Another great point was that everyone who attended was there to learn. This also included the instructors. When one instructor was teaching, the other instructors would go around and help the students. They did not show them their wayof doing the technique, instead they showed them how to do the technique the way it was shown. This is difficult for many people to do, because unless they have the cultivated eyes, it would be impossible for them to see what is really going on. This is also something that is learned from training with Soke and the Shihan. Throughout the day, each instructor also found himself training amongst the group. It was truly a unique experience.

Dick Severance

“Dick Severance”

After the first day of training, we all met up at Karl’s house for a cookout. There were a total of 20 people or so who showed up to his house. Carol, Karl’s wife, along with some of the other wives cooked us a great meal. We also indulged ourselves in wine, as well as sake. It was great, because we shared some great stories with each other. Andrew Young had some great stories about his adventures in Japan. We also got a chance to get to know one another. When I spoke to Carol, I said that this cookout felt like a family gathering. Carol told me that it was supposed to feel that way. The great thing about BUYU is that we are family. It was a really good time, and one of the highlights of the seminar.

Andrew Young

“Andrew Young”

 Overall we studied Fusestu, Gongi, Kaeshi Waza, and Oni Otoshi from the Okuden level. There were a lot of great insights about the meaning of the Kanji as well as the meaning of the Okuden level, shared by Andrew Young. It was truly a seminar of research and development. In the beginning of the seminar, all the students were moving too fast, and were trying to do techniques. However, by the end of the day, everyone came to understand how to train effectively. I benefited a lot from the seminar, as well as everyone else. The most important part of the seminar is that many people came together not only to train, but also to remember Lee Brothers. Karl explained to everyone that Lee really wanted to try and unify all the groups in N.C. Lee’s wish was accomplished through this seminar. Also, all the money from the seminar was collected and given to a college fund for Kira Brothers. Kira Brothers is Lee’s youngest child, and trained regularly with her dad. Kira not only attended the seminar, but also showed some great techniques. These are the reasons why we train.

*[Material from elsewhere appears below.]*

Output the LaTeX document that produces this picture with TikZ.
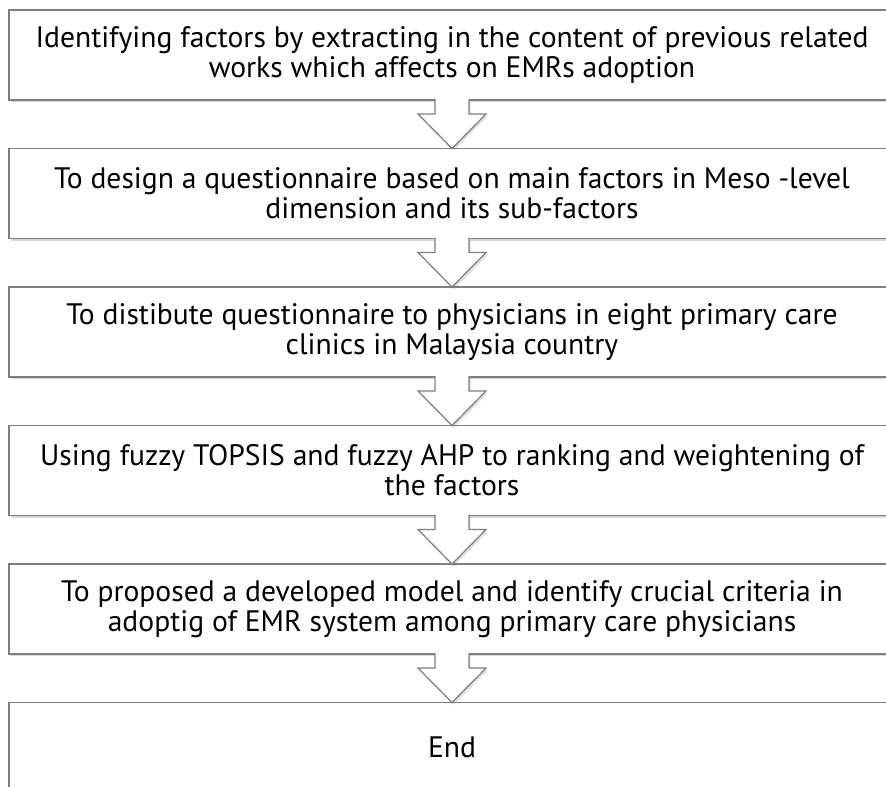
\documentclass[tikz,border=0pt]{standalone}
\usepackage{fontspec}
\setmainfont{PT Sans}
\usetikzlibrary{positioning,calc,shadows}

\begin{document}
\begin{tikzpicture}[x=0.5pt, y=-0.5pt,
    every node/.style={font=\fontsize{14.8}{15}\selectfont},
    stepbox/.style={draw=boxBorder, fill=white, line width=0.6pt, minimum width=443pt, minimum height=45pt, align=center, inner sep=0pt, outer sep=0pt,
        drop shadow={shadow xshift=0.8pt, shadow yshift=-1.2pt, opacity=0.3}},
    flowarrow/.style={draw=arrowBorder, fill=white, line width=0.6pt,
        drop shadow={shadow xshift=0.8pt, shadow yshift=-1.2pt, opacity=0.25}}]
    % Color Palette
    \definecolor{boxBorder}{HTML}{7F7F7F}
    \definecolor{arrowBorder}{HTML}{7F7F7F}

    \useasboundingbox (0,0) rectangle (886,786);
    \clip (0,0) rectangle (886,786);

    % --- Steps ---
    \node[stepbox, anchor=north west] (s1) at (9,10) {Identifying factors by extracting in the content of previous related\\works which affects on EMRs adoption};
    \node[stepbox, below=24.25pt of s1] (s2) {To design a questionnaire based on main factors in Meso -level\\dimension and its sub-factors};
    \node[stepbox, below=24.25pt of s2] (s3) {To distibute questionnaire to physicians in eight primary care\\clinics in Malaysia country};
    \node[stepbox, below=24.25pt of s3] (s4) {Using fuzzy TOPSIS and fuzzy AHP to ranking and weightening of\\the factors};
    \node[stepbox, below=24.25pt of s4] (s5) {To proposed a developed model and identify crucial criteria in\\adoptig of EMR system among primary care physicians};
    \node[stepbox, below=24.25pt of s5] (s6) {End};

    % --- Block arrows between steps ---
    \foreach \a/\b in {s1/s2, s2/s3, s3/s4, s4/s5, s5/s6}
        \draw[flowarrow] ($(\a.south)+(-17,-1)$) -- ($(\a.south)+(-17,14)$) -- ($(\a.south)+(-34,14)$) -- (\b.north)
            -- ($(\a.south)+(34,14)$) -- ($(\a.south)+(17,14)$) -- ($(\a.south)+(17,-1)$);

\end{tikzpicture}
\end{document}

 I would have to say that these are the types of events that Hatsumi Sensei has been asking us to do. Lately, he has been telling everyone to get together to form a Bujinkan Community. However, there are many people who are not training in Japan, or training with people who go to Japan. This is a problem, and a misconception of a Bujinkan Community. We cannot only rely on videos and books to get us through the day. All of us need to continue to train with our teachers. There are many people out there now, who broke away from their teachers, and are now training on their own. However, they have left the path of budo, and started their own journey. We will always need guidance as well as instruction. This was evident during the training. No matter how long any one instructor had been training, they were all still learning from each other. If your teacher does not study in Japan often, then he or she should be studying with someone who does. If not, then they are leading you down a blind path, and neither you nor the instructor knows where that path leads!Therefore, all godan and above should be training with their teachers, and if they do not have one, I highly encourage all of them to make it out to events like these. You should ask yourself always: Is my instructor furthering his or her education? How often are they going to Japan? Who is their teacher? I think that it is important to know these things, so that we do not get caught in a trap. I have talked to many people who have been studying for 20 years in the Bujinkan, but for some reason they have no clue what the training is all about. With all that said, these are the same people who never show up to seminars, and or never go to Japan .

 Andrew Young made a good point at the seminar: “When you train with Hatsumi Sensei it is like a natural high, but after you are away for a while that high goes away.” There are also many people who think that if they go to Japan once or twice a year, that it is enough. However this is not true. Personally, I go to Japan in January and then again in December. In between those months, I try to make it to other seminars where people are teaching what they learned in Japan throughout the year. Because I have a dojo, and I know a lot of good people, I have organized many great seminars at my dojo next year. All the seminars will have the theme of Back from Japan. Therefore, no matter how long you have been training, or how high your rank is, these seminars will be beneficial. Why you may ask? Because we all need to continue our education. We need to get the most current and up to date information. There are many people who are spending lots of money to go to Japan and bring back the information. Therefore, these seminars are great!!


“Kira Brothers”

These seminars are not only beneficial to the Bujinkan Community, but also to the town, city, or state we live in. We raised a total of $3000 for Kira this weekend, and everyone was in agreement to do another one next year to help raise some more.  Additionally, we all agreed to have the video put together and put it up for sale with proceeds going into Kira’s educational fund.

A special thanks to all the instructors for volunteering their time to make this event possible!